Data excerpt:
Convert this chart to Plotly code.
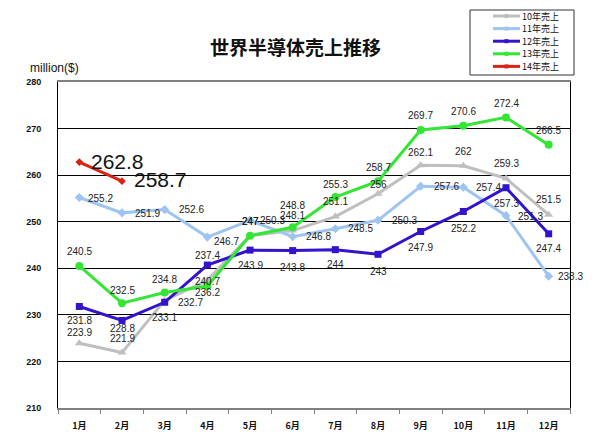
import plotly.graph_objects as go

months = ['1月', '2月', '3月', '4月', '5月', '6月', '7月', '8月', '9月', '10月', '11月', '12月']

sales_10 = [223.9, 221.9, 233.1, 237.4, 247.0, 248.1, 251.1, 256.0, 262.1, 262.0, 259.3, 251.5]
sales_11 = [255.2, 251.9, 252.6, 246.7, 250.3, 246.8, 248.5, 250.3, 257.6, 257.4, 251.3, 238.3]
sales_12 = [231.8, 228.8, 232.7, 240.7, 243.9, 243.8, 244.0, 243.0, 247.9, 252.2, 257.3, 247.4]
sales_13 = [240.5, 232.5, 234.8, 236.2, 247.0, 248.8, 255.3, 258.7, 269.7, 270.6, 272.4, 266.5]
sales_14 = [262.8, 258.7]

series_names = ['10年売上', '11年売上', '12年売上', '13年売上', '14年売上']

W, H = 600, 443
L, R, T, B = 58, 30, 82, 35
PW, PH = W - L - R, H - T - B


def px_x(x):
    return (x - L) / PW


def px_y(y):
    return (H - B - y) / PH


def fmt(v):
    return ('%.1f' % v).rstrip('0').rstrip('.')


num_font = 'Liberation Sans Narrow, Liberation Sans, Arial, sans-serif'
jp_font = 'Noto Sans CJK JP, sans-serif'

# смещения подписей в пикселях: (dx, dy, якорь); dy вниз положительный
C, RT = 'center', 'left'
off_10 = [(0, -11, C), (0, -14, C), (0, 17, C), (0, -25, C), (0, -14, C), (0, -15, C),
          (0, -15, C), (0, -9, C), (0, -13, C), (0, -14, C), (0, -15, C), (0, -15, C)]
off_11 = [(7, 1, RT), (11, 1, RT), (12, 0, RT), (5, 4, RT), (8, 0, RT), (11, 0, RT),
          (11, 0, RT), (12, 0, RT), (11, 0, RT), (11, 0, RT), (10, 1, RT), (7, 0, RT)]
off_12 = [(0, 14, C), (0, 8, C), (11, 0, RT), (0, 16, C), (0, 15, C), (0, 17, C),
          (0, 15, C), (0, 17, C), (0, 16, C), (0, 17, C), (0, 16, C), (0, 15, C)]
off_13 = [(0, -14, C), (0, -13, C), (0, -13, C), (0, 7, C), (0, -14, C), (0, -22, C),
          (0, -13, C), (0, -14, C), (0, -14, C), (0, -14, C), (0, -14, C), (0, -14, C)]
off_14 = [(10, -1, RT), (10, -2, RT)]

styles = [
    dict(data=sales_10, color='#bfbfbf', symbol='triangle-up', size=8, off=off_10),
    dict(data=sales_11, color='#9ec4f2', symbol='diamond', size=7, off=off_11),
    dict(data=sales_12, color='#3314cc', symbol='square', size=7, off=off_12),
    dict(data=sales_13, color='#33e633', symbol='circle', size=8, off=off_13),
    dict(data=sales_14, color='#dd2211', symbol='diamond', size=6, off=off_14),
]

fig = go.Figure()
annotations = []

for i, (st, name) in enumerate(zip(styles, series_names)):
    n = len(st['data'])
    fig.add_trace(go.Scatter(
        x=months[:n], y=st['data'], mode='lines+markers', name=name,
        line=dict(color=st['color'], width=3),
        marker=dict(symbol=st['symbol'], size=st['size'], color=st['color']),
        showlegend=False, cliponaxis=False
    ))
    big = i == 4
    for m, v, (dx, dy, anc) in zip(months[:n], st['data'], st['off']):
        annotations.append(dict(
            x=m, y=v, xref='x', yref='y', text=fmt(v), showarrow=False,
            xanchor=anc, yanchor='middle', xshift=dx, yshift=-dy,
            font=dict(family='Liberation Sans, Arial' if big else num_font,
                      size=21 if big else 10, color='#111' if big else '#222')
        ))

# легенда
shapes = [dict(type='rect', xref='paper', yref='paper',
               x0=px_x(470), x1=px_x(574), y0=px_y(75), y1=px_y(10),
               line=dict(color='#333', width=1), fillcolor='white')]
for i, (name, st) in enumerate(zip(series_names, styles)):
    yy = 16 + i * 12.6
    c = st['color']
    shapes.append(dict(type='line', xref='paper', yref='paper',
                       x0=px_x(493), x1=px_x(520), y0=px_y(yy), y1=px_y(yy),
                       line=dict(color=c, width=3)))
    shapes.append(dict(type='rect', xref='paper', yref='paper',
                       x0=px_x(504.5), x1=px_x(508.5), y0=px_y(yy + 2), y1=px_y(yy - 2),
                       line=dict(width=0), fillcolor=c))
    annotations.append(dict(xref='paper', yref='paper', x=px_x(520), y=px_y(yy),
                            xanchor='left', yanchor='middle', showarrow=False,
                            text=name, font=dict(family=jp_font, size=9, color='#111')))

annotations.append(dict(xref='paper', yref='paper', x=px_x(28), y=px_y(68),
                        xanchor='left', yanchor='middle', showarrow=False,
                        text='million($)', font=dict(family='Liberation Sans, Arial', size=12, color='#111')))
annotations.append(dict(xref='paper', yref='paper', x=px_x(295), y=px_y(47),
                        xanchor='center', yanchor='middle', showarrow=False,
                        text='世界半導体売上推移', font=dict(family=jp_font, size=19, color='#111', weight='bold')))

fig.update_layout(
    width=W, height=H,
    margin=dict(l=L, r=R, t=T, b=B),
    plot_bgcolor='white', paper_bgcolor='white',
    shapes=shapes, annotations=annotations,
    showlegend=False,
    font=dict(family=num_font, color='#111'),
)

fig.update_xaxes(
    type='category', range=[-0.5, 11.5],
    showline=True, linecolor='#808080', linewidth=2, mirror=True,
    ticks='outside', ticklen=4, tickcolor='#808080', tickson='boundaries',
    showgrid=False, ticklabelstandoff=8,
    tickfont=dict(family=jp_font, size=9, color='#111', weight='bold'),
)
fig.update_yaxes(
    range=[210, 280], dtick=10,
    showline=True, linecolor='#000', linewidth=1, mirror=True,
    showgrid=True, gridcolor='#000', gridwidth=1, zeroline=False,
    ticks='', ticklabelstandoff=14,
    tickfont=dict(family='Liberation Sans, Arial', size=9, color='#111', weight='bold'),
)

fig.write_html('out.html', config={'displayModeBar': False},
               post_script="document.body.style.margin='0px';")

Task brief: Return nothing but the lines running from the start of the data to the line with "jp_font = 'Noto Sans CJK JP, sans-serif'", please, both ends included and no pictures.

Output for this exercise:
Convert this chart to Plotly code.
import plotly.graph_objects as go

months = ['1月', '2月', '3月', '4月', '5月', '6月', '7月', '8月', '9月', '10月', '11月', '12月']

sales_10 = [223.9, 221.9, 233.1, 237.4, 247.0, 248.1, 251.1, 256.0, 262.1, 262.0, 259.3, 251.5]
sales_11 = [255.2, 251.9, 252.6, 246.7, 250.3, 246.8, 248.5, 250.3, 257.6, 257.4, 251.3, 238.3]
sales_12 = [231.8, 228.8, 232.7, 240.7, 243.9, 243.8, 244.0, 243.0, 247.9, 252.2, 257.3, 247.4]
sales_13 = [240.5, 232.5, 234.8, 236.2, 247.0, 248.8, 255.3, 258.7, 269.7, 270.6, 272.4, 266.5]
sales_14 = [262.8, 258.7]

series_names = ['10年売上', '11年売上', '12年売上', '13年売上', '14年売上']

W, H = 600, 443
L, R, T, B = 58, 30, 82, 35
PW, PH = W - L - R, H - T - B


def px_x(x):
    return (x - L) / PW


def px_y(y):
    return (H - B - y) / PH


def fmt(v):
    return ('%.1f' % v).rstrip('0').rstrip('.')


num_font = 'Liberation Sans Narrow, Liberation Sans, Arial, sans-serif'
jp_font = 'Noto Sans CJK JP, sans-serif'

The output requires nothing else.